## What the task asks
Scan the listing below for the word "this" and state how many lines hold it. Write nothing but the number.

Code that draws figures

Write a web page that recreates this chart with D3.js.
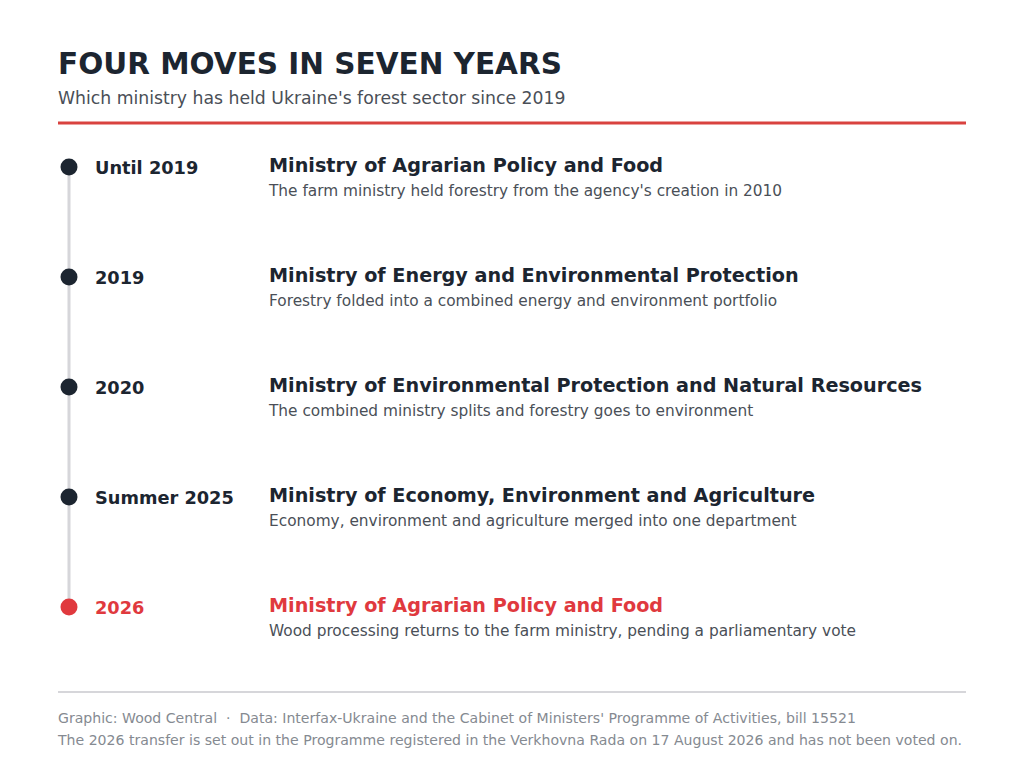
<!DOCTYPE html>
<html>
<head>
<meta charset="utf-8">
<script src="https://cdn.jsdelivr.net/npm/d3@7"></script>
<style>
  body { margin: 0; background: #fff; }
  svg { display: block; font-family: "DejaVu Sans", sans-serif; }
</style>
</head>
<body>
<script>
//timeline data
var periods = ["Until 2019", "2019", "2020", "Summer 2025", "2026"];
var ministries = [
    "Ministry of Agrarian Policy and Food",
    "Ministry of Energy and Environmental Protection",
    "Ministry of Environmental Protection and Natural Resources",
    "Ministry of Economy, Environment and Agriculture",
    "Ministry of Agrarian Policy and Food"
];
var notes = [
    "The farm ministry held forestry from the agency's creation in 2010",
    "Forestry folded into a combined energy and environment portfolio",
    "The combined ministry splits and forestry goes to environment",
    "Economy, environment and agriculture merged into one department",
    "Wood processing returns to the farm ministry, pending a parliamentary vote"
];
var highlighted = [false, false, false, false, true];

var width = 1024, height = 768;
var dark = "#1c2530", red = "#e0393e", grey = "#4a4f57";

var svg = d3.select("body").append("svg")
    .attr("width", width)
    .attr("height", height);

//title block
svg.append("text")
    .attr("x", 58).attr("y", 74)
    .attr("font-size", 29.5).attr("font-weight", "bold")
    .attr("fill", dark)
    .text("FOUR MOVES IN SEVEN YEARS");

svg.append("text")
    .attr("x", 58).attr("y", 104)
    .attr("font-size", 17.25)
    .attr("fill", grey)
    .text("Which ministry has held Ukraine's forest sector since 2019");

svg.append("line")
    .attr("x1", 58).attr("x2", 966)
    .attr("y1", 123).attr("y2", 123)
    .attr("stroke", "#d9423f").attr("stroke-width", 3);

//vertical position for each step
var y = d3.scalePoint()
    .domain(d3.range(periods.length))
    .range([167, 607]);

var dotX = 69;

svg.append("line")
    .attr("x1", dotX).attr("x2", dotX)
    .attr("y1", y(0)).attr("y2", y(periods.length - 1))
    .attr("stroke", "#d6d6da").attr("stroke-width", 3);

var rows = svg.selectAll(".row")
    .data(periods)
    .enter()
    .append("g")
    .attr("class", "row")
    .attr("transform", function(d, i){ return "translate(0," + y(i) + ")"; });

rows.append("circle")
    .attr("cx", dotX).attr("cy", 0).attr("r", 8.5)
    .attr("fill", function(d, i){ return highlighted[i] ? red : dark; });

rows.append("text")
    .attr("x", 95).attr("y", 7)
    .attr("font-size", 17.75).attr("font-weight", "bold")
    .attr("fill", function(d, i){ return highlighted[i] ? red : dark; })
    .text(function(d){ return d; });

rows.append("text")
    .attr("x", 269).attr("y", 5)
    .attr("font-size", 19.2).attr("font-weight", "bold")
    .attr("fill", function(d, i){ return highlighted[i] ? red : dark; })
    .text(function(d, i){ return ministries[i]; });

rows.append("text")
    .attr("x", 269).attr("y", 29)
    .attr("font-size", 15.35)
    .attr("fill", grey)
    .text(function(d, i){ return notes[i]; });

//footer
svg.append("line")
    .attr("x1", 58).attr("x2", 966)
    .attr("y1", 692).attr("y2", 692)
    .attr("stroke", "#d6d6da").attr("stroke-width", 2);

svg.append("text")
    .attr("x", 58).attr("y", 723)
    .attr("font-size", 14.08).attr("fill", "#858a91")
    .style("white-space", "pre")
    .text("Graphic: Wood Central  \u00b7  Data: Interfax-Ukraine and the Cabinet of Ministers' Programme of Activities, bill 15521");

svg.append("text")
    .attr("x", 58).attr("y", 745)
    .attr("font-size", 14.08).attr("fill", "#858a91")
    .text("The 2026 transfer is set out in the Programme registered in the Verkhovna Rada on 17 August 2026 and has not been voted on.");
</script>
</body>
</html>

* * *

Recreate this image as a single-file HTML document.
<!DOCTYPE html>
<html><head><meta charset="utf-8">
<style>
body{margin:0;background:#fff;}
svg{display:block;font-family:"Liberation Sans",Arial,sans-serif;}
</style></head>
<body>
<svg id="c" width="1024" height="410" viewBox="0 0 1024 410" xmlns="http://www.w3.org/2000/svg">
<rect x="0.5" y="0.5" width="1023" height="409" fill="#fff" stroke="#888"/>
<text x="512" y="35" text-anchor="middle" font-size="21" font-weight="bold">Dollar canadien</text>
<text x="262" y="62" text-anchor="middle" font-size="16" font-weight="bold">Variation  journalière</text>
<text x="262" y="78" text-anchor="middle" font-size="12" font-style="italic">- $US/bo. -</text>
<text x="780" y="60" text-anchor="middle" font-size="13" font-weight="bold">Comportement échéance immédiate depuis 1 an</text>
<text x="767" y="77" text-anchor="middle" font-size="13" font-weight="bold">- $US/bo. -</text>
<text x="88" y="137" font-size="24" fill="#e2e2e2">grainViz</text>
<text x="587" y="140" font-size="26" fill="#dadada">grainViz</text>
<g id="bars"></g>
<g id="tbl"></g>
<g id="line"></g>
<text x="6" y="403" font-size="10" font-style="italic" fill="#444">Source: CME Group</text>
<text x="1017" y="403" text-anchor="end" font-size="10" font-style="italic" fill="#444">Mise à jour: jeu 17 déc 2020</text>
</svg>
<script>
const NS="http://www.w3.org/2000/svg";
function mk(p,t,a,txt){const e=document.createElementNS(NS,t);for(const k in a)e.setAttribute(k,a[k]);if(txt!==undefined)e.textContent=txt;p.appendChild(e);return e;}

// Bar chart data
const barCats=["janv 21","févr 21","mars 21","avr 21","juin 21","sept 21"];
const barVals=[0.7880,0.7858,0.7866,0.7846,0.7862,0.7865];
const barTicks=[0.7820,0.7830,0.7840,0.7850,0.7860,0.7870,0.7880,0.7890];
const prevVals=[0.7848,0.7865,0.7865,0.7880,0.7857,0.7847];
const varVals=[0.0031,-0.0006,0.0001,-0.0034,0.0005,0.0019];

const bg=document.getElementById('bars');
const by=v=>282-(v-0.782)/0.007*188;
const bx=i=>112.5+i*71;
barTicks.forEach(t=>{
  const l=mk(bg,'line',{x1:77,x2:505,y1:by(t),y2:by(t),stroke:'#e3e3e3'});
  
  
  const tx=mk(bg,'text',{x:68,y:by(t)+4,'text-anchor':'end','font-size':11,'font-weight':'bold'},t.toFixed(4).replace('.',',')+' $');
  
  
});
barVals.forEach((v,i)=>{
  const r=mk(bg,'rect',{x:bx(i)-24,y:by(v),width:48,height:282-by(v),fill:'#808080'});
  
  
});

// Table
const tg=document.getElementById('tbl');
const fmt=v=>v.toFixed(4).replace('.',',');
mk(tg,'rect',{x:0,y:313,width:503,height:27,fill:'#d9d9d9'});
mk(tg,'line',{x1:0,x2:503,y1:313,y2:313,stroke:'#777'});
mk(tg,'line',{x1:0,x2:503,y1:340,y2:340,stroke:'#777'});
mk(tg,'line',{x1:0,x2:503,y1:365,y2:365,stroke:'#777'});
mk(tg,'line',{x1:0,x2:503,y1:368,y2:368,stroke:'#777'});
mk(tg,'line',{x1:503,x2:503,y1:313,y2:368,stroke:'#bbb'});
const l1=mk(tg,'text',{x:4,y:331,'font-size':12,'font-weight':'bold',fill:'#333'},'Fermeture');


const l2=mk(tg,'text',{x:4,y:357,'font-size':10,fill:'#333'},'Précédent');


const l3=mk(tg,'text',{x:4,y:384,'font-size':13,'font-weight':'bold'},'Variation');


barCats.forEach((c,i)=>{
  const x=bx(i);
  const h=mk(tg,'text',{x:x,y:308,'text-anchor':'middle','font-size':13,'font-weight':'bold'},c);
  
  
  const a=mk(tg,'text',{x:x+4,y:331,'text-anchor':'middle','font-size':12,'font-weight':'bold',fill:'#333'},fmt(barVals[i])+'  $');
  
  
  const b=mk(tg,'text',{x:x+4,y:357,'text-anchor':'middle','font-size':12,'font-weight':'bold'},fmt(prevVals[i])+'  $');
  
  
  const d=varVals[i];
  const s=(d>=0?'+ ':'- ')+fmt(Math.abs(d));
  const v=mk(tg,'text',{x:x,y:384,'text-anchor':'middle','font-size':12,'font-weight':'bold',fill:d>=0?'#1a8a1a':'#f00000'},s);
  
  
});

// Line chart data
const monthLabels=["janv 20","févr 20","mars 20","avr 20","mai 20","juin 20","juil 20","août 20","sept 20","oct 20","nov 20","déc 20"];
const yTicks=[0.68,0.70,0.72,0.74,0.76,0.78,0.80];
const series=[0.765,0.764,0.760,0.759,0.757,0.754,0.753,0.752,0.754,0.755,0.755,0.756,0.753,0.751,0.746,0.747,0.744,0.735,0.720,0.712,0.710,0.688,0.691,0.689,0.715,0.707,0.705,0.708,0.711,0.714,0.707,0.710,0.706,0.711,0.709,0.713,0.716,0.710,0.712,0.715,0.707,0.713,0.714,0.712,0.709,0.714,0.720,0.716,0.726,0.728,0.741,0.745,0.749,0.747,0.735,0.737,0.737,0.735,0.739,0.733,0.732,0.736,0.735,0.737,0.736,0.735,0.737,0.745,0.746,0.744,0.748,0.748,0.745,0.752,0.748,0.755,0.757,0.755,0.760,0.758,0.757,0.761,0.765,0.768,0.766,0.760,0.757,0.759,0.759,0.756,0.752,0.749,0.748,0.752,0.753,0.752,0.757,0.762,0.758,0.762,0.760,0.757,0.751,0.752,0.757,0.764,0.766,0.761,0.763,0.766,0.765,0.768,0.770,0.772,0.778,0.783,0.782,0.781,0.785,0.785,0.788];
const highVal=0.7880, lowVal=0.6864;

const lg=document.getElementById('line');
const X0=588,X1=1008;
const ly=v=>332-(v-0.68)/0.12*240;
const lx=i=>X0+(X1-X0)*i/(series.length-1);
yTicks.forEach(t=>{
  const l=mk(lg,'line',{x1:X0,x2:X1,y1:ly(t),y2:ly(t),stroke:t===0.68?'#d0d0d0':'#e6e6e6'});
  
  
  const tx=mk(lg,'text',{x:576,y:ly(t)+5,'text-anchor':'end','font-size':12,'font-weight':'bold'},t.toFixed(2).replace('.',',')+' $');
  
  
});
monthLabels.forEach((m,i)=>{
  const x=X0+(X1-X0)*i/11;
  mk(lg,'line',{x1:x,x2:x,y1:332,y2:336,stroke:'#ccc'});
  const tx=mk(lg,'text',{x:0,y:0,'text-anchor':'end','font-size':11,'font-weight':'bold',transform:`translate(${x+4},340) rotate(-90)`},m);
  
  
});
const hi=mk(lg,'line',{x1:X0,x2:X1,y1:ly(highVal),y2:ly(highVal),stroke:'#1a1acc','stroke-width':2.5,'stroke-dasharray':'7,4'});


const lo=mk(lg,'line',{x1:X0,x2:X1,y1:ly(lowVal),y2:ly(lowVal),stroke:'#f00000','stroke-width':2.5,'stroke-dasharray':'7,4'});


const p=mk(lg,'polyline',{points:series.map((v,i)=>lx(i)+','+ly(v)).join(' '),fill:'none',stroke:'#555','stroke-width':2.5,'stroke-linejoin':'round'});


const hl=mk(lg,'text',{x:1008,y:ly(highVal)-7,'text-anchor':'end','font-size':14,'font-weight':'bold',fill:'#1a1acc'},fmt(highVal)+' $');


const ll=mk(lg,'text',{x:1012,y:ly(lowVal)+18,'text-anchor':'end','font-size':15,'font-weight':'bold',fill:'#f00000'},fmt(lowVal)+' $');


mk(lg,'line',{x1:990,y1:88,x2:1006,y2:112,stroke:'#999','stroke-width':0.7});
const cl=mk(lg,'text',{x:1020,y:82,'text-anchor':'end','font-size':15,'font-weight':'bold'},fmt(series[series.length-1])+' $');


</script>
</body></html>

## Exercise solution
2